-- Dataset excerpt --
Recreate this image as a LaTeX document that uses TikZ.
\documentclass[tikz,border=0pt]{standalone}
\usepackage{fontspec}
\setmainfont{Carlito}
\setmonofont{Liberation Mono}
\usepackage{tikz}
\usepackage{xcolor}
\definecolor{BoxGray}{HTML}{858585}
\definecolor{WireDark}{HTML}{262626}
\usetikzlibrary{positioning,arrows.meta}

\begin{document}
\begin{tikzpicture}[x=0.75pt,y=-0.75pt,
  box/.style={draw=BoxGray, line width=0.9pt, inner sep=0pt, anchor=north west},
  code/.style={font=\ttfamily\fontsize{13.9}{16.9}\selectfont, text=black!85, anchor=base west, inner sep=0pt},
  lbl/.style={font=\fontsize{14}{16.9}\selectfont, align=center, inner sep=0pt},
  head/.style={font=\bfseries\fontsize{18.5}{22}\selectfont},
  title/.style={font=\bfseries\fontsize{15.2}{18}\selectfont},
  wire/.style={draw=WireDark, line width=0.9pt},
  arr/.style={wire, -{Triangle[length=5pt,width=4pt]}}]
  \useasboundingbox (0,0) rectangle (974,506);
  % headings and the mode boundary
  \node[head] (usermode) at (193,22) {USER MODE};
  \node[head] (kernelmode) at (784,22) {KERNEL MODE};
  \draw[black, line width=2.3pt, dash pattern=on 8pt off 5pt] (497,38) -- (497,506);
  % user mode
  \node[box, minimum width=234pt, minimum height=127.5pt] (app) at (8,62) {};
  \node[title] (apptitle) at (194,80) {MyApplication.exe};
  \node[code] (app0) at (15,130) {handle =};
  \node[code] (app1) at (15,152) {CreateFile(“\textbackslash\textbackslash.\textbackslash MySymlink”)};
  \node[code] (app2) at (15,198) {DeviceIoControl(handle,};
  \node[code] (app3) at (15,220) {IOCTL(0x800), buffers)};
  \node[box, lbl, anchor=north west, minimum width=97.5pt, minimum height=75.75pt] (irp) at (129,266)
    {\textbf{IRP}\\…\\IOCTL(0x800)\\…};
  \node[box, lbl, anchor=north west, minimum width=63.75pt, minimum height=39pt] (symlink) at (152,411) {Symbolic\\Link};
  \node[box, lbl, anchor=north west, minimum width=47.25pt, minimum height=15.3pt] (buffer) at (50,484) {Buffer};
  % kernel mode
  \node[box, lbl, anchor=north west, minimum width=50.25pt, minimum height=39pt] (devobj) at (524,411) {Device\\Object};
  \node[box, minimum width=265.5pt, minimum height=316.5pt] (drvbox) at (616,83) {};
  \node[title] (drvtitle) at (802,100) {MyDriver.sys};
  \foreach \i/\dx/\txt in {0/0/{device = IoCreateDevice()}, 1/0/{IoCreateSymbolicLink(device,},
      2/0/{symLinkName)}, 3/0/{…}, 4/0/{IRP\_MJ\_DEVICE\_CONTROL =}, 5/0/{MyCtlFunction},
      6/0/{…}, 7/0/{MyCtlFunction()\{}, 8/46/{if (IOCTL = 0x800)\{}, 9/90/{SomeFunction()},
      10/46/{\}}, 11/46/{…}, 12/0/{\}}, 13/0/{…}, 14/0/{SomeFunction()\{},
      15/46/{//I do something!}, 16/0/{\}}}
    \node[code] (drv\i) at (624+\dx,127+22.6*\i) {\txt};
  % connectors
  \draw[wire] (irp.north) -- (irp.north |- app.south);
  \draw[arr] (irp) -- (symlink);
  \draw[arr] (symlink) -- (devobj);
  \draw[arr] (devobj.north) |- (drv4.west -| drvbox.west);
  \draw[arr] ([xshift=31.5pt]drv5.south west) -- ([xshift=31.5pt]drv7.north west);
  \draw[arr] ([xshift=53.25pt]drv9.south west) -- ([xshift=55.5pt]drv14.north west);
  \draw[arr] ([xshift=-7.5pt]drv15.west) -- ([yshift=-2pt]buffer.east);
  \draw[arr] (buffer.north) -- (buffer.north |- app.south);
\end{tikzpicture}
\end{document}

-- Your goal --
Give the material above again, word for word.

-- Result --
Recreate this image as a LaTeX document that uses TikZ.
\documentclass[tikz,border=0pt]{standalone}
\usepackage{fontspec}
\setmainfont{Carlito}
\setmonofont{Liberation Mono}
\usepackage{tikz}
\usepackage{xcolor}
\definecolor{BoxGray}{HTML}{858585}
\definecolor{WireDark}{HTML}{262626}
\usetikzlibrary{positioning,arrows.meta}

\begin{document}
\begin{tikzpicture}[x=0.75pt,y=-0.75pt,
  box/.style={draw=BoxGray, line width=0.9pt, inner sep=0pt, anchor=north west},
  code/.style={font=\ttfamily\fontsize{13.9}{16.9}\selectfont, text=black!85, anchor=base west, inner sep=0pt},
  lbl/.style={font=\fontsize{14}{16.9}\selectfont, align=center, inner sep=0pt},
  head/.style={font=\bfseries\fontsize{18.5}{22}\selectfont},
  title/.style={font=\bfseries\fontsize{15.2}{18}\selectfont},
  wire/.style={draw=WireDark, line width=0.9pt},
  arr/.style={wire, -{Triangle[length=5pt,width=4pt]}}]
  \useasboundingbox (0,0) rectangle (974,506);
  % headings and the mode boundary
  \node[head] (usermode) at (193,22) {USER MODE};
  \node[head] (kernelmode) at (784,22) {KERNEL MODE};
  \draw[black, line width=2.3pt, dash pattern=on 8pt off 5pt] (497,38) -- (497,506);
  % user mode
  \node[box, minimum width=234pt, minimum height=127.5pt] (app) at (8,62) {};
  \node[title] (apptitle) at (194,80) {MyApplication.exe};
  \node[code] (app0) at (15,130) {handle =};
  \node[code] (app1) at (15,152) {CreateFile(“\textbackslash\textbackslash.\textbackslash MySymlink”)};
  \node[code] (app2) at (15,198) {DeviceIoControl(handle,};
  \node[code] (app3) at (15,220) {IOCTL(0x800), buffers)};
  \node[box, lbl, anchor=north west, minimum width=97.5pt, minimum height=75.75pt] (irp) at (129,266)
    {\textbf{IRP}\\…\\IOCTL(0x800)\\…};
  \node[box, lbl, anchor=north west, minimum width=63.75pt, minimum height=39pt] (symlink) at (152,411) {Symbolic\\Link};
  \node[box, lbl, anchor=north west, minimum width=47.25pt, minimum height=15.3pt] (buffer) at (50,484) {Buffer};
  % kernel mode
  \node[box, lbl, anchor=north west, minimum width=50.25pt, minimum height=39pt] (devobj) at (524,411) {Device\\Object};
  \node[box, minimum width=265.5pt, minimum height=316.5pt] (drvbox) at (616,83) {};
  \node[title] (drvtitle) at (802,100) {MyDriver.sys};
  \foreach \i/\dx/\txt in {0/0/{device = IoCreateDevice()}, 1/0/{IoCreateSymbolicLink(device,},
      2/0/{symLinkName)}, 3/0/{…}, 4/0/{IRP\_MJ\_DEVICE\_CONTROL =}, 5/0/{MyCtlFunction},
      6/0/{…}, 7/0/{MyCtlFunction()\{}, 8/46/{if (IOCTL = 0x800)\{}, 9/90/{SomeFunction()},
      10/46/{\}}, 11/46/{…}, 12/0/{\}}, 13/0/{…}, 14/0/{SomeFunction()\{},
      15/46/{//I do something!}, 16/0/{\}}}
    \node[code] (drv\i) at (624+\dx,127+22.6*\i) {\txt};
  % connectors
  \draw[wire] (irp.north) -- (irp.north |- app.south);
  \draw[arr] (irp) -- (symlink);
  \draw[arr] (symlink) -- (devobj);
  \draw[arr] (devobj.north) |- (drv4.west -| drvbox.west);
  \draw[arr] ([xshift=31.5pt]drv5.south west) -- ([xshift=31.5pt]drv7.north west);
  \draw[arr] ([xshift=53.25pt]drv9.south west) -- ([xshift=55.5pt]drv14.north west);
  \draw[arr] ([xshift=-7.5pt]drv15.west) -- ([yshift=-2pt]buffer.east);
  \draw[arr] (buffer.north) -- (buffer.north |- app.south);
\end{tikzpicture}
\end{document}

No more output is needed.